The exploding number of embedded systems, like network cameras, routers and programmable logic controllers (PLCs) of the past years raise the question how secure these devices are and which connections are established in the background. As these devices are often concepted as closed systems, a popular possibility is emulation of the firmware of such devices. Past projects like FIRMADYNE by Chen et al. and Automated Dynamic Firmware Analysis at Scale by Costin et al. showed that emulation of such devices is possible, but only by doing manual modifications on the Linux kernel and restricted to few architectures.
During this talk, comprehensive methods for tasks like finding the file system root, determining the exact instruction set and emulating the target firmware in an automated manner will be discussed. All these steps can be done by simple scripts and open-source components without changing the code of any kernel.
In contrast to known projects, a wide spectrum of CPU architectures (SH4, PPC, ARMv5/6/7, MIPS/MIPS64 and x86) as well as different init systems (System V / D) can be covered.
Partial emulation of incomplete firmware upgrade files was also done to check libraries for known vulnerabilities. This was achieved by using the combination of Buildroot and QEMU.
The methods, that were tested for the past year, were used for identifying vulnerabilities in various embedded devices without owning the hardware. The overall outcome of different known and unknown vulnerabilities was recorded during a large scale study through over 40 different vendors.
Many of the easily found vulnerabilities could have been avoided while few others, that were more difficult to find, are harder to mitigate.
A smaller count of backdoor-like functionalities were also identified in some of the tested product firmware.
This talk covers smart techniques to build a custom firmware emulation environment by using open-source software like QEMU and Buildroot.
Pre-processing methods of the firmware images and upgrade files are also an essential part of the talk that will be covered in-depth.
All methods were used and evaluated and refined during more than one year of research to ensure that a simple and most effective workflow is condensed together.
Uncovered vulnerabilities had different shapes like backdoor accounts/functionality, outdated and vulnerable software, dangerous functionality and usual web-based vulnerabilities (e.g. XSS).
* Nowadays Firmware
In the first slides, a short introduction about firmware development, firmware storage and distribution is given.
This covers the differences of firmware upgrades and full images that are not always that clear.
Selected methods how firmware is extracted from electronic devices nowadays are also part of this section.
* Detection of Essential Parts
One question is always raising after a firmware image got decompressed: How do we proceed with the mass of separated data now?
This is answered in this section by introducing an easy-scriptable graphical root file detection.
Other techniques for architecture and instruction set detection are also introduced here.
The instruction set was really crucial, especially for ARM devices, as there are many incompatibilities between ARMv5, ARMv6 and ARMv7 as well as some MIPS cores.
Further techniques to determine things like the interpreter (glibc, uclibc), initialization scripts are also discussed in this section.
* Preparing Fake Images
Although the framework Buildroot is designed to develop firmware for real-world devices, it can also be used to create images that run on virtual machines.

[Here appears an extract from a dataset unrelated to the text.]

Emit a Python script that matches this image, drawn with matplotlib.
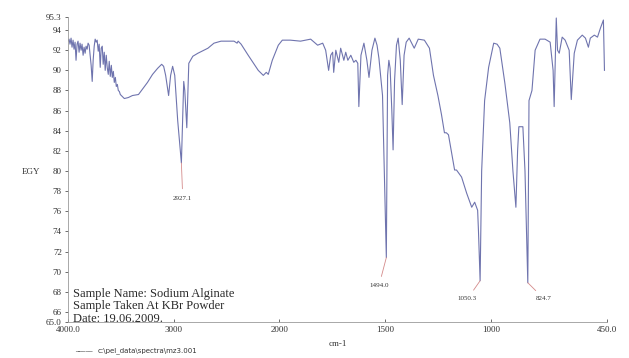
import numpy as np
import matplotlib
matplotlib.use('Agg')
import matplotlib.pyplot as plt
from matplotlib.ticker import FixedLocator, FixedFormatter

# spectrum (wavenumber cm-1, %T)
wavenumber = [
    4000, 3990, 3981, 3971, 3962, 3952, 3943, 3933, 3924, 3914, 3905, 3895,
    3886, 3876, 3867, 3857, 3848, 3838, 3829, 3819, 3810, 3800, 3790, 3781,
    3771, 3762, 3752, 3743, 3733, 3724, 3714, 3705, 3695, 3686, 3676, 3667,
    3657, 3648, 3638, 3629, 3619, 3610, 3600, 3590, 3581, 3571, 3562, 3552,
    3543, 3533, 3524, 3514, 3505,
    3467, 3429, 3390, 3333, 3248, 3200, 3152, 3114, 3095,
    3076, 3048, 3029, 3010, 2990, 2962, 2927.1, 2905, 2895, 2876, 2857, 2819,
    2771, 2676, 2619, 2552, 2429, 2400, 2390, 2362, 2295, 2200, 2152, 2124,
    2105, 2067, 2010, 1986, 1948, 1900, 1852, 1819, 1795, 1781, 1767, 1757,
    1748, 1743, 1733, 1719, 1710, 1695, 1686, 1676, 1662, 1648, 1638, 1629,
    1624, 1614, 1600, 1586, 1576, 1562, 1548, 1538, 1529, 1512, 1494.0, 1488,
    1482, 1476, 1468, 1462, 1455, 1446, 1438, 1428, 1419, 1410, 1400, 1386,
    1362, 1343, 1314, 1290, 1271, 1250, 1233, 1219, 1210, 1200, 1171, 1162,
    1138, 1114, 1090, 1076, 1062, 1058, 1050.3, 1043, 1029, 1010, 986, 970,
    957, 933, 910, 895, 881, 873, 867, 848, 838, 824.7, 819, 805,
    790, 767, 743, 719, 705, 700, 695, 690, 684, 676, 662, 648,
    629, 619, 605, 590, 567, 552, 538, 529, 510, 495, 481, 467,
    462,
]
transmittance = [
    92.9, 93.1, 92.6, 93.2, 92.3, 93.0, 92.1, 92.8, 91.0, 92.6, 92.9, 91.8,
    92.7, 92.0, 92.6, 91.5, 92.3, 91.7, 92.4, 92.1, 92.7, 92.5, 91.4, 90.5,
    88.9, 91.0, 92.4, 93.1, 92.8, 93.0, 91.9, 92.6, 90.3, 92.2, 92.4, 90.6,
    91.8, 90.0, 91.5, 90.3, 89.6, 90.9, 89.4, 90.5, 89.3, 89.9, 88.8, 89.3,
    88.4, 88.6, 88.0, 87.9, 87.6,
    87.2, 87.3, 87.5, 87.6, 88.8, 89.6, 90.2, 90.6, 90.4,
    89.5, 87.5, 89.5, 90.4, 89.5, 85.0, 80.8, 88.9, 88.0, 84.3, 90.7, 91.4,
    91.7, 92.2, 92.7, 92.9, 92.9, 92.7, 92.9, 92.6, 91.5, 90.0, 89.5, 89.8,
    89.6, 91.0, 92.5, 93.0, 93.0, 92.9, 93.1, 92.5, 92.7, 92.0, 90.0, 91.5,
    91.8, 89.8, 92.0, 90.8, 92.2, 91.0, 91.8, 91.0, 91.5, 90.8, 91.0, 90.7,
    86.4, 91.5, 92.7, 91.0, 89.3, 92.0, 93.2, 92.5, 91.2, 87.5, 71.4, 89.5,
    91.0, 90.2, 86.0, 82.1, 89.0, 92.5, 93.2, 91.0, 86.6, 91.5, 92.8, 93.2,
    92.2, 93.1, 93.0, 92.2, 89.5, 87.5, 85.6, 83.8, 83.8, 83.6, 80.1, 80.1,
    79.4, 77.8, 76.4, 76.9, 76.1, 74.0, 69.1, 80.0, 87.0, 90.3, 92.7, 92.6,
    92.2, 88.7, 84.8, 80.0, 76.4, 82.0, 84.4, 84.4, 80.0, 68.9, 87.0, 88.0,
    92.0, 93.1, 93.1, 92.8, 90.0, 86.4, 91.0, 95.2, 92.0, 91.7, 93.3, 93.0,
    92.0, 87.1, 91.7, 93.0, 93.5, 93.2, 92.3, 93.2, 93.5, 93.3, 94.2, 95.0,
    90.0,
]

# labelled peaks: position, depth, label position
peak_wn = [2927.1, 1494.0, 1050.3, 824.7]
peak_t = [80.8, 71.4, 69.1, 68.9]
label_wn = [2914, 1529, 1110, 748]
label_t = [77.3, 68.6, 67.3, 67.3]

xticks = [4000, 3000, 2000, 1500, 1000, 450]
xtick_labels = ['4000.0', '3000', '2000', '1500', '1000', '450.0']
yticks = [65, 66, 68, 70, 72, 74, 76, 78, 80, 82, 84, 86, 88, 90, 92, 94, 95.3]
ytick_labels = ['65.0', '66', '68', '70', '72', '74', '76', '78', '80', '82',
                '84', '86', '88', '90', '92', '94', '95.3']

sample_info = ['Sample Name: Sodium Alginate',
               'Sample Taken At KBr Powder',
               'Date: 19.06.2009.']


# the x axis is compressed 2x above 2000 cm-1
def fwd(w):
    w = np.asarray(w, dtype=float)
    return np.where(w > 2000, 2000 + (w - 2000) / 2, w)


def inv(u):
    u = np.asarray(u, dtype=float)
    return np.where(u > 2000, 2000 + (u - 2000) * 2, u)


plt.rcParams['font.family'] = ['Liberation Serif', 'DejaVu Serif']

fig = plt.figure(figsize=(6.29, 3.58), dpi=100)
ax = fig.add_axes([68 / 629, 1 - 322 / 358, 539 / 629, 305 / 358])
ax.set_xscale('function', functions=(fwd, inv))

ax.plot(wavenumber, transmittance, color='#6f74ae', lw=0.8)

for pw, pt, lw_, lt, in zip(peak_wn, peak_t, label_wn, label_t):
    ax.annotate(f'{pw:.1f}', xy=(pw, pt), xytext=(lw_, lt),
                fontsize=5, ha='center', va='center', color='#333333',
                arrowprops=dict(arrowstyle='-', color='#d48a8a', lw=0.6,
                                shrinkA=3, shrinkB=0))

ax.set_xlim(4000, 450)
ax.set_ylim(65, 95.3)

ax.xaxis.set_major_locator(FixedLocator(xticks))
ax.xaxis.set_major_formatter(FixedFormatter(xtick_labels))
ax.xaxis.set_minor_locator(FixedLocator([]))
ax.yaxis.set_major_locator(FixedLocator(yticks))
ax.yaxis.set_major_formatter(FixedFormatter(ytick_labels))

ax.tick_params(axis='x', direction='in', length=2, width=0.5, labelsize=6.5,
               pad=3, colors='#333333')
ax.tick_params(axis='y', direction='out', length=2.5, width=0.5, labelsize=6.5,
               pad=2, colors='#333333')

for side in ['top', 'right']:
    ax.spines[side].set_visible(False)
for side in ['left', 'bottom']:
    ax.spines[side].set_color('#9a9a9a')
    ax.spines[side].set_linewidth(0.6)

ax.set_xlabel('cm-1', fontsize=6.5, labelpad=4, color='#333333')
fig.text(22 / 629, 1 - 172 / 358, 'EGY', fontsize=6.5, ha='left', va='center',
         color='#333333')

for i, line in enumerate(sample_info):
    ax.text(0.01, 0.093 - i * 0.041, line, transform=ax.transAxes,
            fontsize=9, ha='left', va='center', color='#2a2a2a')

fig.text(75 / 629, 1 - 352 / 358, '_____', fontsize=5, ha='left',
         va='bottom', family='DejaVu Sans', color='#444444')
fig.text(98 / 629, 1 - 351 / 358, 'c:\\pel_data\\spectra\\mz3.001',
         fontsize=5, ha='left', va='center', family='DejaVu Sans',
         color='#333333')

fig.savefig('out.png', dpi=100)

This framework can be configured in a way that acts as leverage for Linux based firmware emulation.
The resulting image provides the natural Linux environment with analysis tools (like gdb, valgrind or tcpdump) where the image can be started.
The target firmware that is loaded into this analysis firmware is started with chroot that allows partial emulation, and therefore library testing, too.
These “Frankenstein-images” are considered as undead reincarnations of the original device.
* Monitoring and Debugging
A good portion of coverage can be achieved by using basic Linux commands like ps, top, netstat and tcpdump.
The usage of other monitoring tools like perf are also discussed with regards to firmware emulation in this section.
Another important task is cross-compiling gdb and gdbserver, which is usually a cumbersome step.
The said topics and more is covered here.
As the presented emulation methods and techniques from the prior sections should be tested, a study from devices of different vendors was done.
Key indicators like up-to-dateness of TPS (Third Party Software) packages, established network connections (also to servers on the internet), opened listeners and other features are part of the study.
The outcomes and observations are presented in this section to the audience.
Found vulnerabilities (known and unknown) are presented in this section.
Some released vulnerabilities were written by using the prior mentioned methods:
0day-vulnerabilities will be released during the talk.
* Conclusion and Further Work
The last section contains the conclusions that were made from the past year and the study.
Methods for emulating firmware that worked and ones that did not are also shown to the audience.
More advanced approaches for further improvements are also part of this last section.
This covers topics like instruction sets in QEMU, recursive library dependency resolving and kernel version hopping.